Don't expect too much Tarantino, Superfly or Pam Grier bad-mama chic here though, it's strictly a straight effort for the Austin Powers audience.

A secret organisation - the B.R.O.T.H.E.R.H.O.O.D. - has the task of fighting the influence of top level white supremacists in the upper echelons of society. One day, they see a mysterious bank robber in action and decide they need his skills. He becomes Undercover Brother (Griffin), the coolest of the cool, cool cats.

As the B.R.O.T.H.E.R.H.O.O.D. battles a conspiracy to keep a retired black military general (Dee Williams) from running for US President, every opportunity is gleefully taken to poke fun at everything surrounding the blaxploitation era - the language, the cars, the funky mamas, the platform shoes - even the endless fascination about sex with a white woman.

Described as black man's kryptonite, the white woman (Richards) provides one of the films funniest sequences as she seduces UB into losing all his 'blackness' with her charms and purity.

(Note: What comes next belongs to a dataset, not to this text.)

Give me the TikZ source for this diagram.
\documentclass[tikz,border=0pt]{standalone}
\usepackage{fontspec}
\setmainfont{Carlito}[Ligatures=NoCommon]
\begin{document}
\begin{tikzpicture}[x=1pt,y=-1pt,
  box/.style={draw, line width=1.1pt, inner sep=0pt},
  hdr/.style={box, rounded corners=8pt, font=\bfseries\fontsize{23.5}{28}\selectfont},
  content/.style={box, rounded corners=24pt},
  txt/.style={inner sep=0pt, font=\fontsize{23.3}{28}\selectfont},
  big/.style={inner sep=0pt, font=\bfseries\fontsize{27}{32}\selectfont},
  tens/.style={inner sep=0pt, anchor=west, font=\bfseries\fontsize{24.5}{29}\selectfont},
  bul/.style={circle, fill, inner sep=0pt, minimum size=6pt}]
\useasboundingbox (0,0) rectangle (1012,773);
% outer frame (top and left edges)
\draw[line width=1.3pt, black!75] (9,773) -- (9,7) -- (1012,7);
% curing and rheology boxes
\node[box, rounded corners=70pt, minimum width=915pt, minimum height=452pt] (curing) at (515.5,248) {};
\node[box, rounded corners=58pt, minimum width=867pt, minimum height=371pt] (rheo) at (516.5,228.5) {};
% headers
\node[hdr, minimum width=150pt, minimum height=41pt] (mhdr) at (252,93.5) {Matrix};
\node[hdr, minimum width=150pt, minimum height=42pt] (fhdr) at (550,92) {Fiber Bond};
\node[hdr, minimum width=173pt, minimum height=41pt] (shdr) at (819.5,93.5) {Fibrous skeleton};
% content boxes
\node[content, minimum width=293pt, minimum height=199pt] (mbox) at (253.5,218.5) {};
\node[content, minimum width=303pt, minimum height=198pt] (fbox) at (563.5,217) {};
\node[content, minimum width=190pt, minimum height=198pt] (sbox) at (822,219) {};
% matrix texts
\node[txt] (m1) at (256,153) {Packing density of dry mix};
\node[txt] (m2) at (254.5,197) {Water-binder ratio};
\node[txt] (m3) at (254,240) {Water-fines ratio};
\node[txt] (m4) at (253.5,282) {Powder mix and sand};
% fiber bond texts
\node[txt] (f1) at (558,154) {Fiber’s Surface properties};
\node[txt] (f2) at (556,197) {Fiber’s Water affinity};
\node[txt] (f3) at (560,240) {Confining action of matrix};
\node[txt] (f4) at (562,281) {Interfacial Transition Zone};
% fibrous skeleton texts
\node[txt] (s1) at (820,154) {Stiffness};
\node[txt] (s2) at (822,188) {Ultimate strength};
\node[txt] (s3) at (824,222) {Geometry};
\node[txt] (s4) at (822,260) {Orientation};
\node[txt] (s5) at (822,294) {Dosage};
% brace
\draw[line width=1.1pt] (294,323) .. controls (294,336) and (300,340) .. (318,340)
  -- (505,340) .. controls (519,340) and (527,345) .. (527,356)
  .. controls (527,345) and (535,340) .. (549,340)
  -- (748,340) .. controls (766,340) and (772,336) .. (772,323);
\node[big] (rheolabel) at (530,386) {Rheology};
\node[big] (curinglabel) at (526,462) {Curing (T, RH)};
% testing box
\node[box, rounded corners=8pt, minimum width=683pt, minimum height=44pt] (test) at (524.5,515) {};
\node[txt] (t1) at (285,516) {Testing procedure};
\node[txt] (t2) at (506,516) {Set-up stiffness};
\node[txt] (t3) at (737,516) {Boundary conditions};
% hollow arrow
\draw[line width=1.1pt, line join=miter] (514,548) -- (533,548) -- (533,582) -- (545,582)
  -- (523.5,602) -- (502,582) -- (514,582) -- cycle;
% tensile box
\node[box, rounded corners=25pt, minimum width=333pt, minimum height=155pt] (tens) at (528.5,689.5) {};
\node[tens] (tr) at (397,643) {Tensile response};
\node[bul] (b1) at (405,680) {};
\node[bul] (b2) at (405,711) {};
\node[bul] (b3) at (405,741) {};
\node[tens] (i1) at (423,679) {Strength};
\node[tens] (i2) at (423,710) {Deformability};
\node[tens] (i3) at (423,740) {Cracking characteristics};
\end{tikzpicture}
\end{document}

A straight up and down comedy, the jibes are all done in a light-hearted way that avoid any overtly realistic social or racial issues. And most of the way through, the laughs are pretty genuine, coming surprisingly thick and fast for a Hollywood effort.

Particularly well done are the characters - Griffith as Undercover Brother is actually the least developed or stereotypical of the lot. Dave Chappelle as conspiracy brother (who sees an anti-black plot in everything) steals every scene he's in, while the B.R.O.T.H.E.R.H.O.O.D. Chief (McBride), resident scientist Smart Brother (Williams), and Lance (Doogie Howser's Neil Patrick Harris as the only white member of the B.R.O.T.H.E.R.H.O.O.D.) get all the funniest lines.

Adapted from the animated Internet series of the same name, Griffin seems tailor made for the role, with a ridiculously huge afro and pork chop sideburns. Chris Kattan, who looked like another cardboard cutout Saturday Night Live moron in Corky Romano, plays a pretty convincing villain and comes surprisingly close to showing range of talent.

Commercial and lowbrow, but definitely funnier and faster than most 'comedies' churned out of the Hollywood sausage factory today. Solid!